I am interested in the will of Rory. It was all about me! Me, me, me!

Yes!
 
Rory: I do hope you enjoy your power-drunkenness ;). I expect that if your vote does prove decisive, you might have a bit less buyer's remorse than the median Floridian Nader voter in 2000.

FYI, the main post was by Ken -- I just had to step in and smack him down a bit.
 
Oops, sorry, Tom. And back atcha, Ken.

No buyer's remorse for me. As I've noted at EOB, Obama is a charismatic unknown. I'm rolling the dice, hoping for a better top end with him than I'll get with HRC.

The weird thing for me last night was that I didn't have any problem at all with people being HRC supporters. She won't be a bad prez, I think. And I'll definitely vote for her in the general election if she's the nominee, without any regrets.

The weirdness came in, in that I've gotten so used to losing, and having the losses have REALLY disastrous consequences, for so long, that winning, and having been okay about possibly losing, was a new sensation.

I'm really not enjoying the harshness that's coming in from both sides. I'd hate for the Dems to fall back into their usual habit of shooting themselves in the head right before achieving victory.
 
Tom - You're arguing Marginal Democracy, when the original rules weren't set up to reflect a Democratic Republic. (If you really want to reflect the national rules, you go by the Republican standard of Winner-Take-All and Jon Alter would be whining because Obama lost all the Big States.)

The argument "you can use your bishop because I understand what a bishop does, but not your knight because that's harder to understand" doesn't win too many strategic encounters, at least among adults.



To accept the Alter/Lemieux argument, you have to accept two premises: (1) that it's fair to court delegates but not superdelegates and (2) that Obama would be less "damaged" by (a) having n/o/t/h/i/n/g/ less to keep the press interested in his campaign, not to mention the convention itself and (b) having to deal with the full force of the McCain/Fleisher/Republican attacks instead of those from the HRC campaign for the remainder of the two-person race.
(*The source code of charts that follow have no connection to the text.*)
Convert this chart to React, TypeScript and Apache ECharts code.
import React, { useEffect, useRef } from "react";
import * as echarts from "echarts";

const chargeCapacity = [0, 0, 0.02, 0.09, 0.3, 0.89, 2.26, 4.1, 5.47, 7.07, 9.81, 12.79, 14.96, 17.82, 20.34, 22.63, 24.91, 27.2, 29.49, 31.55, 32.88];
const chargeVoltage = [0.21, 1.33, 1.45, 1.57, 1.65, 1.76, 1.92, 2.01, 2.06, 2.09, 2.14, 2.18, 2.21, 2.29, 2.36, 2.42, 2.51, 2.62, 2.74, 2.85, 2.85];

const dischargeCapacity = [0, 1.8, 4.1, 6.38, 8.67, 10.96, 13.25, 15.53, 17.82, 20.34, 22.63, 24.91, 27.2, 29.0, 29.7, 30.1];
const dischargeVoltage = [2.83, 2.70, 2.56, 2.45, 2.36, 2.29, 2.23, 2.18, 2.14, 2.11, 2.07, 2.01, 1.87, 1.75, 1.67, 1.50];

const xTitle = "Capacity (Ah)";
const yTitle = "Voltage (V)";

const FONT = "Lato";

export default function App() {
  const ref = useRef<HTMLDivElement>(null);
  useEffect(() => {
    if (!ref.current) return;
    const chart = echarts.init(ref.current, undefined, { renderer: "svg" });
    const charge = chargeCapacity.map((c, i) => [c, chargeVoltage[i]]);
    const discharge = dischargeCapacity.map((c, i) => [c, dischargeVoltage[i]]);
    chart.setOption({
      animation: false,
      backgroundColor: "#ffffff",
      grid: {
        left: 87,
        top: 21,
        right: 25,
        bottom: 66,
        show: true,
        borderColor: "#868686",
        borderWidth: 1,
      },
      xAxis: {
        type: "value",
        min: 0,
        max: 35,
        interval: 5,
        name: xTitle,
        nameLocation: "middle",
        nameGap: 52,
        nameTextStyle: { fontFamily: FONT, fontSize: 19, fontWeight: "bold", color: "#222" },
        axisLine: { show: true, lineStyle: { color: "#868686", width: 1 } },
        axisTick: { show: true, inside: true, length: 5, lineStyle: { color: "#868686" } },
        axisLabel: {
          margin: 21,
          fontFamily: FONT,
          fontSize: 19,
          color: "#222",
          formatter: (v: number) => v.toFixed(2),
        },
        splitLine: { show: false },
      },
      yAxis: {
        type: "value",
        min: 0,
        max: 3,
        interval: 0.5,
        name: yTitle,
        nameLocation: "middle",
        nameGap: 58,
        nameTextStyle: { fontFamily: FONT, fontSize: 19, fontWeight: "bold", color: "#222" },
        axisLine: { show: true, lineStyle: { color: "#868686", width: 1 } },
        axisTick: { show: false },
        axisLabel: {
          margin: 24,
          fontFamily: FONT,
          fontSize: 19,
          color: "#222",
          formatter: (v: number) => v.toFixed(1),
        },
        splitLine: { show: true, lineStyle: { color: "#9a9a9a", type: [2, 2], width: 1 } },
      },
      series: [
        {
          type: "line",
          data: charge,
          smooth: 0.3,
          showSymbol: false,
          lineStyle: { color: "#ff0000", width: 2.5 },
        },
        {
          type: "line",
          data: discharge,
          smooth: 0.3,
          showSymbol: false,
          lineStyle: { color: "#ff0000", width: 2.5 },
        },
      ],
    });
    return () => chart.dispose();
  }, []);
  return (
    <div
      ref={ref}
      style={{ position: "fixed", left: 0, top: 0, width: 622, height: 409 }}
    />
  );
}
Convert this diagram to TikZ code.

As mochi-tsuki said: "Call him on this shit now. Because if he can't answer it now, he shouldn't be in a position to be answering it in the general."
 
Ken, I don't agree that the candiates "court" pledged delegates like they might the superdelegates. The former are, one way or another, elected (and even if they're not formally bound, it would be highly unusual for them to switch or be switched); the latter have a free choice of whom to support.

Courting the superdelegates is indeed within the rules, but a victory engineered by attracting superdelegate support to overcome a deficit in pledged delegates is not a victory for democracy.

All that said, I'm not arguing that Hillary should drop out. I even agree with your implication that a vigorous positive campaign would be good for the eventual nominee. Sadly, remembering who HRC's chief strategist is, I don't think that's what we'll get from her. Also, I don't think Obama will just play a 'prevent defense' (and wouldn't recommend it; nor do I think that was what any of the commentators you reference suggest, either) -- I expect he'll campaign vigorously in the remaining states.